Towards the elastic properties of 3D spin-crossover thin films: Evidence of buckling effects

Groupe d'Etude de la Matière Condensée, Université de Versailles, CNRS UMR 8635 45 Avenue des Etats-Unis, 78035 Versailles cedex, France, EU

^(a) kbo@physique.uvsq.fr

Received: 4 June 2013
Accepted: 22 July 2013

Abstract

This work addresses the macroscopic deformations of spin-crossover (SC) thin sheets upon their cooperative transformation between the low-spin (LS) and the high-spin (HS) states from the viewpoint of electro-elastic interactions among molecules. When the size of each molecule changes depending on its spin state, the elastic interaction among the lattice distortions provides the cooperative interactions between the spin states, resulting in a macroscopic volume change. In this prospective contribution, we study the elasto-electronic properties of SC sheets in which the atoms can move according to the three directions of space. We predict that when HS and LS domains coexist, the system undergoes tremendous strain by compressing and expanding to differing degrees along the sheet, and it becomes far more favourable energetically to the sheet to buckle out of the plane. According to the elastic interaction between the SC atoms, we found the existence of a phase transition between flat and highly crumpled surfaces. This phenomenon was also investigated on two elastically coupled SC membranes where we demonstrate the existence of specific features of electro-elastic HS:LS interface.

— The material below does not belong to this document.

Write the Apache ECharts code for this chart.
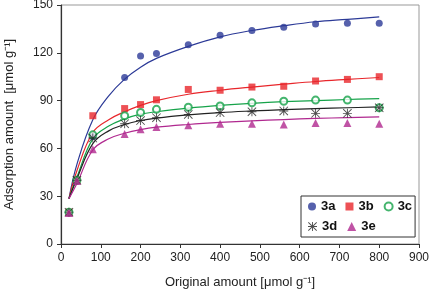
<!DOCTYPE html>
<html>
<head>
<meta charset="utf-8">
<script src="https://cdn.jsdelivr.net/npm/echarts@6/dist/echarts.min.js"></script>
<style>
  html, body { margin: 0; padding: 0; background: #fff; }
  #chart { width: 430px; height: 291px; }
</style>
</head>
<body>
<div id="chart"></div>
<script>
// measured points (x = original amount, y = adsorption amount)
const xPoints = [20, 40, 80, 160, 200, 240, 320, 400, 480, 560, 640, 720, 800];
const a3 = [20, 40, 67.5, 104.5, 118, 119.5, 125, 131, 134, 136, 138, 138.5, 138.5];
const b3 = [20, 40, 80.5, 85, 87.5, 90.5, 97, 96.5, 98.5, 99, 102.3, 103.3, 105];
const c3 = [20, 40, 68.5, 80.5, 82.5, 84.5, 85.8, 86.6, 88.6, 89.6, 90.3, 90.3, 85.5];
const d3 = [20, 40, 66.5, 75.5, 77.5, 79.3, 81.3, 82.5, 83, 83.5, 82, 82, 85.5];
const e3 = [19.5, 39.5, 59.5, 69, 72, 73.5, 74.5, 75.5, 75.5, 75, 76, 76, 75.5];

// fitted curves
const xFit = [20, 40, 80, 120, 160, 200, 240, 320, 400, 480, 560, 640, 720, 800];
const a3Fit = [28.5, 50, 78, 93, 103.5, 111, 116.5, 124, 130, 134, 137, 139.5, 141, 142.5];
const b3Fit = [28.5, 46, 70, 78, 83, 87, 90, 94, 96.5, 98.5, 100.3, 102, 103.3, 104.5];
const c3Fit = [28.5, 42, 66, 74, 78.5, 81.5, 83, 85.3, 87, 88.3, 89.3, 90, 90.7, 91.3];
const d3Fit = [28.5, 41, 63, 71, 75, 77.5, 79, 81, 82.5, 83.5, 84.3, 85, 85.5, 86];
const e3Fit = [28.5, 38, 59, 66, 69.5, 71.8, 73.3, 75, 76.3, 77.3, 78.1, 78.8, 79.3, 79.8];

const xTicks = [0, 100, 200, 300, 400, 500, 600, 700, 800, 900];
const yTicks = [0, 30, 60, 90, 120, 150];

const names = ["3a", "3b", "3c", "3d", "3e"];
const colors = ["#2c3a97", "#e8262b", "#16a34a", "#222222", "#b0288f"];

const star = "path://M0,45L100,45L100,55L0,55Z M45,0L55,0L55,100L45,100Z M7,0L100,93L93,100L0,7Z M93,0L100,7L7,100L0,93Z";
const symbols = ["circle", "rect", "emptyCircle", star, "triangle"];
const sizes = [7, 7, 7, 9, 8];

const pointSets = [a3, b3, c3, d3, e3];
const fitSets = [a3Fit, b3Fit, c3Fit, d3Fit, e3Fit];

function pairs(xs, ys) {
  return xs.map((x, i) => [x, ys[i]]);
}

const series = [];
fitSets.forEach((ys, i) => {
  series.push({
    name: names[i] + " fit",
    type: "line",
    smooth: 0.4,
    showSymbol: false,
    silent: true,
    data: pairs(xFit, ys),
    lineStyle: { color: colors[i], width: 1.2 },
    z: 2,
  });
});
pointSets.forEach((ys, i) => {
  series.push({
    name: names[i],
    type: "scatter",
    symbol: symbols[i],
    symbolSize: sizes[i],
    data: pairs(xPoints, ys),
    itemStyle: i === 2
      ? { color: colors[i], borderColor: colors[i], borderWidth: 1 }
      : { color: colors[i] },
    z: 3,
  });
});

const legendText = {
  fontFamily: "Liberation Sans, Arial, sans-serif",
  fontSize: 13,
  fontWeight: "bold",
  color: "#111",
};

const chart = echarts.init(document.getElementById("chart"), null, { renderer: "canvas" });
chart.setOption({
  animation: false,
  textStyle: { fontFamily: "Liberation Sans, Arial, sans-serif" },
  grid: {
    left: 61,
    right: 11,
    top: 5,
    bottom: 47,
    containLabel: false,
    outerBoundsMode: "none",
    show: true,
    borderColor: "#999",
    borderWidth: 1,
  },
  legend: [
    {
      data: names.slice(0, 3),
      left: 301,
      top: 196,
      orient: "horizontal",
      itemWidth: 8,
      itemHeight: 8,
      itemGap: 10,
      padding: [4, 3, 24, 7],
      borderColor: "#333",
      borderWidth: 1,
      textStyle: legendText,
      selectedMode: false,
    },
    {
      data: names.slice(3),
      left: 301,
      top: 216,
      orient: "horizontal",
      itemWidth: 9,
      itemHeight: 9,
      itemGap: 10,
      padding: [4, 3, 4, 7],
      textStyle: legendText,
      selectedMode: false,
    },
  ],
  xAxis: {
    type: "value",
    min: xTicks[0],
    max: xTicks[xTicks.length - 1],
    interval: 100,
    name: "Original amount [μmol g⁻¹]",
    nameLocation: "middle",
    nameGap: 32,
    nameTextStyle: { fontSize: 13, color: "#222" },
    axisLine: { lineStyle: { color: "#333", width: 1.2 } },
    axisTick: { inside: false, length: 4, lineStyle: { color: "#333" } },
    axisLabel: { fontSize: 12, color: "#222", margin: 8 },
    splitLine: { show: false },
  },
  yAxis: {
    type: "value",
    min: yTicks[0],
    max: yTicks[yTicks.length - 1],
    interval: 30,
    name: "Adsorption amount  [μmol g⁻¹]",
    nameLocation: "middle",
    nameGap: 45,
    nameTextStyle: { fontSize: 13, color: "#222" },
    axisLine: { show: true, lineStyle: { color: "#333", width: 1.2 } },
    axisTick: { show: true, inside: false, length: 4, lineStyle: { color: "#333" } },
    axisLabel: { fontSize: 12, color: "#222", margin: 8 },
    splitLine: { show: false },
  },
  series: series,
});
</script>
</body>
</html>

To enhance the quality of the surface layers, we have implemented the radial basis functions (RBF) interpolation which allowed to study small systems in a very accurate way. This method gives rise to a functional representation of a solid model, where gradients can be determined analytically, thus promising better understanding of the macroscopic crystal deformations and morphologies during the phase transition.

Dedicated to Prof. François Varret on the occasion of his 72nd birthday.